Tammy Faye Starlite performed with her band, the Angels of Mercy, which included various performers including Daily Show writer Eric Drysdale, and musicians including Elvis Costello and the Attractions drummer Pete Thomas, Billy Ficca from Television, and Smithereens drummer Dennis Diken.

==== Tamar ====
Tamar is a fictional Israeli pop star and the first alter ego that draws from Lang's Jewish heritage in her show titled “Yesterday, Today, and Tamar”, co-written with Rachel Lictman.

=== Tributes ===

==== Nico ====
Since 2010 Lang has been performing as Nico, the late singer, actress and member of the Velvet Underground.

Rolling Stone said, “The show mocks and honors its subject with loving regard.” The New York Times called the show "howlingly funny" and a "funny, morbidly fascinating night of theater."

Lang has said her show Nico: Underground stemmed from an appreciation of the Velvet Underground that led Lang to discover Nico's "haunting and stunning" vocals. Joe's Pub gave Lang a weekly residency to perform as Nico in May 2024.

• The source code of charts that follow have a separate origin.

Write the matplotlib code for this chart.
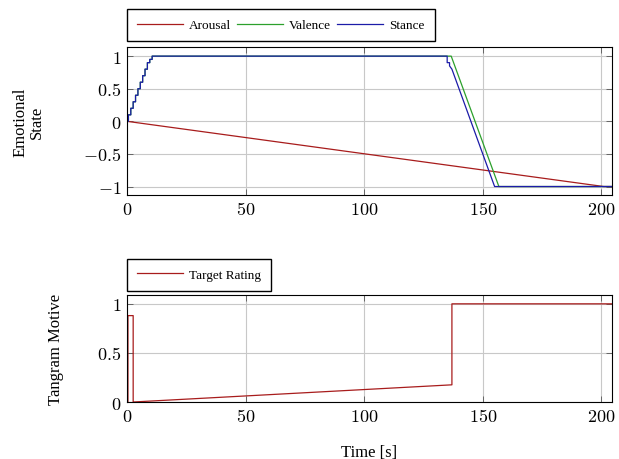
import numpy as np
import matplotlib
matplotlib.use('Agg')
from matplotlib import pyplot as plt
from matplotlib.ticker import FixedLocator, FixedFormatter

plt.rcParams['font.family'] = ['Liberation Serif', 'DejaVu Serif']
plt.rcParams['mathtext.fontset'] = 'cm'

# top panel data (time in s, state)
stance_t = [0, 0.6, 0.6, 1.6, 1.6, 2.6, 2.6, 3.6, 3.6, 4.6, 4.6, 5.6, 5.6, 6.6, 6.6,
            7.6, 7.6, 8.6, 8.6, 9.6, 9.6, 10.6, 10.6, 135, 135, 136, 136, 137, 155, 205]
stance_v = [0, 0, 0.1, 0.1, 0.2, 0.2, 0.3, 0.3, 0.4, 0.4, 0.5, 0.5, 0.6, 0.6, 0.7,
            0.7, 0.8, 0.8, 0.9, 0.9, 0.95, 0.95, 1, 1, 0.9, 0.9, 0.85, 0.8, -1, -1]
valence_t = [0, 0.6, 0.6, 1.6, 1.6, 2.6, 2.6, 3.6, 3.6, 4.6, 4.6, 5.6, 5.6, 6.6, 6.6,
             7.6, 7.6, 8.6, 8.6, 9.6, 9.6, 10.6, 10.6, 136.7, 156.8, 205]
valence_v = [0, 0, 0.1, 0.1, 0.2, 0.2, 0.3, 0.3, 0.4, 0.4, 0.5, 0.5, 0.6, 0.6, 0.7,
             0.7, 0.8, 0.8, 0.9, 0.9, 0.95, 0.95, 1, 1, -1, -1]
arousal_t = [0, 201, 205]
arousal_v = [0, -1, -1]

# bottom panel data
target_t = [0, 0.4, 0.4, 2.6, 2.6, 137, 137, 205]
target_v = [0, 0, 0.88, 0.88, 0, 0.175, 1, 1]

c_red = '#a81c1c'
c_green = '#2ca02c'
c_blue = '#1c1ca8'

fig = plt.figure(figsize=(6.19, 4.60), dpi=100)
W, H = 619, 460
ax1 = fig.add_axes([127 / W, 1 - 196 / H, 485 / W, 148 / H])
ax2 = fig.add_axes([127 / W, 1 - 403 / H, 485 / W, 107 / H])

ax1.plot(arousal_t, arousal_v, color=c_red, lw=0.9, label='Arousal')
ax1.plot(valence_t, valence_v, color=c_green, lw=0.9, label='Valence')
ax1.plot(stance_t, stance_v, color=c_blue, lw=0.9, label='Stance')
ax1.set_xlim(0, 204.5)
ax1.set_ylim(-1.13, 1.14)

ax2.plot(target_t, target_v, color=c_red, lw=0.9, label='Target Rating')
ax2.set_xlim(0, 204.5)
ax2.set_ylim(0, 1.09)

xt = [0, 50, 100, 150, 200]
for ax, yt in [(ax1, [-1, -0.5, 0, 0.5, 1]), (ax2, [0, 0.5, 1])]:
    ax.xaxis.set_major_locator(FixedLocator(xt))
    ax.xaxis.set_major_formatter(FixedFormatter([f'${v}$' for v in xt]))
    ax.yaxis.set_major_locator(FixedLocator(yt))
    ax.yaxis.set_major_formatter(FixedFormatter(
        [('$-' + f'{abs(v):g}' + '$') if v < 0 else f'${v:g}$' for v in yt]))
    ax.tick_params(direction='in', top=True, right=True, length=4, width=0.6,
                   labelsize=13, color='#555555', pad=4)
    ax.grid(True, color='#c8c8c8', lw=0.8)
    for s in ax.spines.values():
        s.set_linewidth(0.8)
    ax.set_axisbelow(True)

leg_kw = dict(loc='lower left', bbox_to_anchor=(0, 1.04), fontsize=9.5,
              fancybox=False, edgecolor='black', framealpha=1, borderaxespad=0,
              handlelength=3.5, handletextpad=0.45, columnspacing=0.45,
              borderpad=0.75)
ax1.legend(ncol=3, **leg_kw)
ax2.legend(ncol=1, **leg_kw)

ax1.set_ylabel('Emotional\nState', fontsize=12, linespacing=1.0)
ax2.set_ylabel('Tangram Motive', fontsize=12)
ax2.set_xlabel('Time [s]', fontsize=12, labelpad=14)
ax1.yaxis.set_label_coords(-0.17, 0.5)
ax2.yaxis.set_label_coords(-0.13, 0.5)

fig.savefig('out.png', dpi=100)
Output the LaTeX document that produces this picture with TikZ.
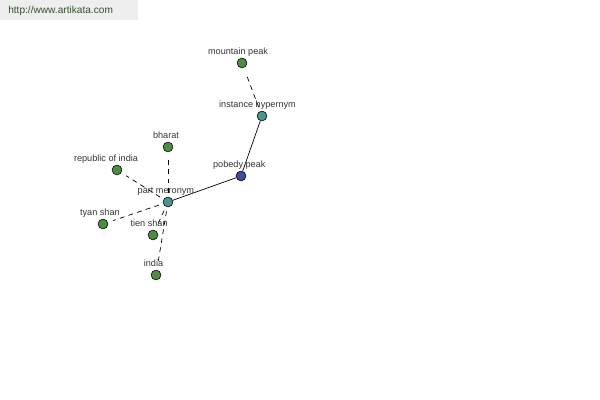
\documentclass[tikz,border=0pt]{standalone}
\usepackage{fontspec}
\setmainfont{Liberation Sans}
\usetikzlibrary{positioning}
\definecolor{wnleaf}{HTML}{4E8C42}
\definecolor{wnrel}{HTML}{4A958F}
\definecolor{wnroot}{HTML}{3E4C9C}
\definecolor{wnbar}{HTML}{EEEEEE}
\definecolor{wnurl}{HTML}{34502C}
\definecolor{wnlab}{HTML}{333333}

\begin{document}
\begin{tikzpicture}[x=0.025cm, y=-0.025cm,
  dot/.style={circle, draw=black, line width=0.4pt, inner sep=0pt, minimum size=7pt},
  leaf/.style={dot, fill=wnleaf},
  rel/.style={dot, fill=wnrel},
  root/.style={dot, fill=wnroot},
  lab/.style={font=\fontsize{6.5}{7.5}\selectfont, text=wnlab, inner sep=0pt, anchor=base},
  hard/.style={line width=0.5pt},
  soft/.style={line width=0.5pt, dash pattern=on 3.5pt off 3pt, shorten <=3pt, shorten >=4pt}]

  \useasboundingbox (0,0) rectangle (600,400);

  % site banner
  \fill[wnbar] (0,0) rectangle (138,20);
  \node[font=\fontsize{7.2}{8}\selectfont, text=wnurl, anchor=west, inner sep=0pt] (url) at (8,11) {http://www.artikata.com};

  % synset nodes
  \node[root] (pobedy) at (241,176) {};
  \node[rel]  (inst)   at (262,116) {};
  \node[rel]  (part)   at (168,202) {};
  \node[leaf] (mount)  at (242,63)  {};
  \node[leaf] (bharat) at (168,147) {};
  \node[leaf] (repub)  at (117,170) {};
  \node[leaf] (tyan)   at (103,224) {};
  \node[leaf] (tien)   at (153,235) {};
  \node[leaf] (india)  at (156,275) {};

  % edges
  \draw[hard] (pobedy) -- (inst);
  \draw[hard] (pobedy) -- (part);
  \draw[soft] (inst) -- (mount);
  \foreach \n in {bharat,repub,tyan,tien,india}
    \draw[soft] (part) -- (\n);

  % labels (shift left in pt)
  \foreach \n/\dx/\txt in {
    pobedy/-1.2/{pobedy peak},
    inst/-3.2/{instance hypernym},
    part/-1.5/{part meronym},
    mount/-2.8/{mountain peak},
    bharat/-1.4/{bharat},
    repub/-7.8/{republic of india},
    tyan/-2.2/{tyan shan},
    tien/-2.8/{tien shan},
    india/-1.8/{india}
  }
    \node[lab, xshift=\dx pt, yshift=5.9pt] (\n-lab) at (\n) {\txt};

\end{tikzpicture}
\end{document}
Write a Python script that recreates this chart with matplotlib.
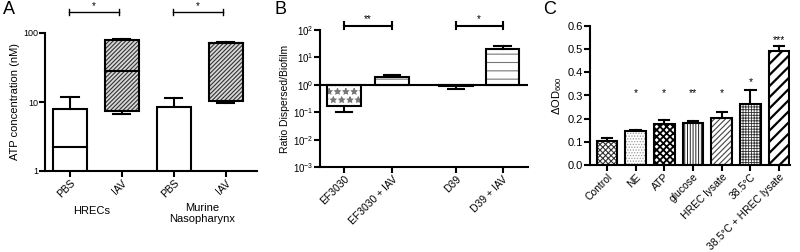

==== Marianne Faithfull ====
Lang gave tribute to Marianne Faithfull, late musician and actress well known for her association with The Rolling Stones. Along with her one-woman shows that salute Faithfull, in December 2023, Lang was one of 25 artists on a Marianne Faithfull tribute album which was produced to help raise money for Faithfull's medical expenses relating to long COVID.

==== Blondie; Rolling Stones/Mick Jagger ====
Lang has been a member of the all-girl New York band The Pretty Babies, a tribute to Blondie. They performed the entire Parallel Lines album in March 2025 at Joe's Pub.

She got into The Rolling Stones while in high school in the 1980s, and has described the band as "my gateway drug." She began performing her Mick Jagger persona in New York City in a Stones cover band called The Mike Hunt Band. Lang has more recently performed several cabaret series of Stones tributes, with each show devoted to songs from a particular album, and a band that has included violinist/actor Eszter Balint. Lang has also been known to perform albums in their entirety, and in December 2024 she performed the entire Beggars Banquet album to benefit NJArts.net. Lang describes her version of Jagger as "just a really bad accent and being really bitchy, and jumping around."

== Personal life ==
Lang is originally from New York City and now resides in Hoboken, New Jersey with her husband, guitarist Keith Hartel.